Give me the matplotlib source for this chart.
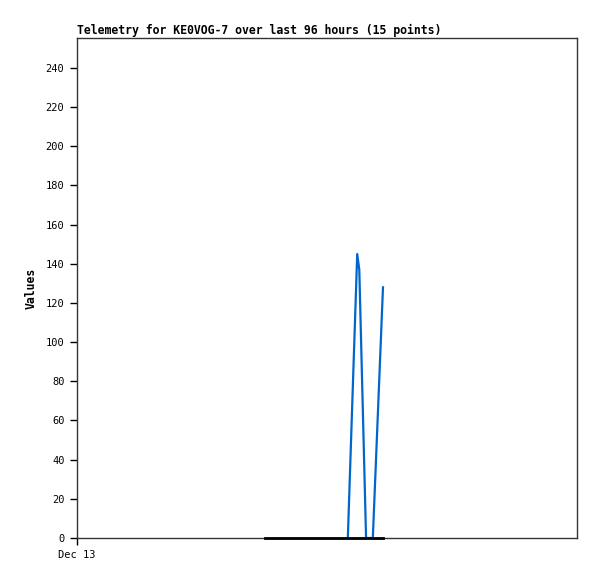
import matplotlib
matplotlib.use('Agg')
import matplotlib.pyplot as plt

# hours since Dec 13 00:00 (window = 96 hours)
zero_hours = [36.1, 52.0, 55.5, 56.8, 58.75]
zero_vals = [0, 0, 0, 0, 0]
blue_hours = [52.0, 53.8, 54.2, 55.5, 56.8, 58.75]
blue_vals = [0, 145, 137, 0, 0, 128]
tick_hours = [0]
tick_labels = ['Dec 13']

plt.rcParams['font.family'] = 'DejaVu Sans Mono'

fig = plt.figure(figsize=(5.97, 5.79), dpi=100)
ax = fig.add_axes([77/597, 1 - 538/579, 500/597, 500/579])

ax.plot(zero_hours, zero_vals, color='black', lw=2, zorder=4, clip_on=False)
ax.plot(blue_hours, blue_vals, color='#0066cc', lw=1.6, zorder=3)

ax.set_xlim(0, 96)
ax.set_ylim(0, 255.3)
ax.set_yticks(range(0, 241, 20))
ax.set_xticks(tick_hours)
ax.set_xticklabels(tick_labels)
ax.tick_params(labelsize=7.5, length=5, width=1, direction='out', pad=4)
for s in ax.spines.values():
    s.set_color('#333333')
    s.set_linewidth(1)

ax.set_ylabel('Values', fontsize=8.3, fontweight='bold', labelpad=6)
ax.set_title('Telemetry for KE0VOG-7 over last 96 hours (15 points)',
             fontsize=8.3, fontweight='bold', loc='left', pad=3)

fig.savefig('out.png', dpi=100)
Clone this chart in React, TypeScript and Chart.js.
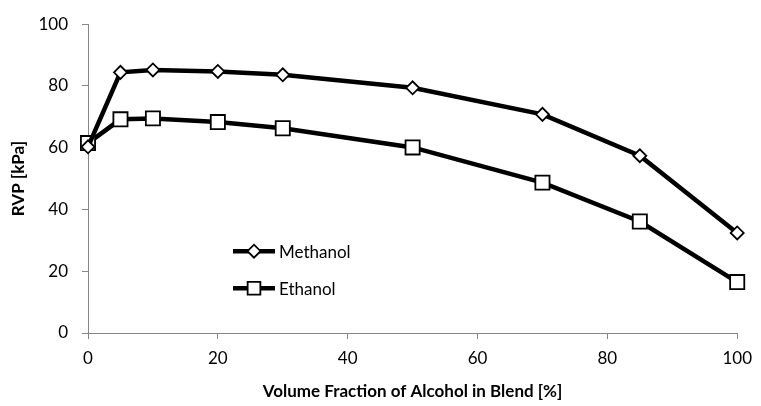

» **YOUR GOAL**
An exact transcription of all the entries is required, without the pictures.

» **OUTPUT FOR THIS EXERCISE**
Give me the matplotlib source for this chart.
import matplotlib
matplotlib.use('Agg')
import matplotlib.pyplot as plt

# hours since Dec 13 00:00 (window = 96 hours)
zero_hours = [36.1, 52.0, 55.5, 56.8, 58.75]
zero_vals = [0, 0, 0, 0, 0]
blue_hours = [52.0, 53.8, 54.2, 55.5, 56.8, 58.75]
blue_vals = [0, 145, 137, 0, 0, 128]
tick_hours = [0]
tick_labels = ['Dec 13']

plt.rcParams['font.family'] = 'DejaVu Sans Mono'

fig = plt.figure(figsize=(5.97, 5.79), dpi=100)
ax = fig.add_axes([77/597, 1 - 538/579, 500/597, 500/579])

ax.plot(zero_hours, zero_vals, color='black', lw=2, zorder=4, clip_on=False)
ax.plot(blue_hours, blue_vals, color='#0066cc', lw=1.6, zorder=3)

ax.set_xlim(0, 96)
ax.set_ylim(0, 255.3)
ax.set_yticks(range(0, 241, 20))
ax.set_xticks(tick_hours)
ax.set_xticklabels(tick_labels)
ax.tick_params(labelsize=7.5, length=5, width=1, direction='out', pad=4)
for s in ax.spines.values():
    s.set_color('#333333')
    s.set_linewidth(1)

ax.set_ylabel('Values', fontsize=8.3, fontweight='bold', labelpad=6)
ax.set_title('Telemetry for KE0VOG-7 over last 96 hours (15 points)',
             fontsize=8.3, fontweight='bold', loc='left', pad=3)

fig.savefig('out.png', dpi=100)
Clone this chart in React, TypeScript and Chart.js.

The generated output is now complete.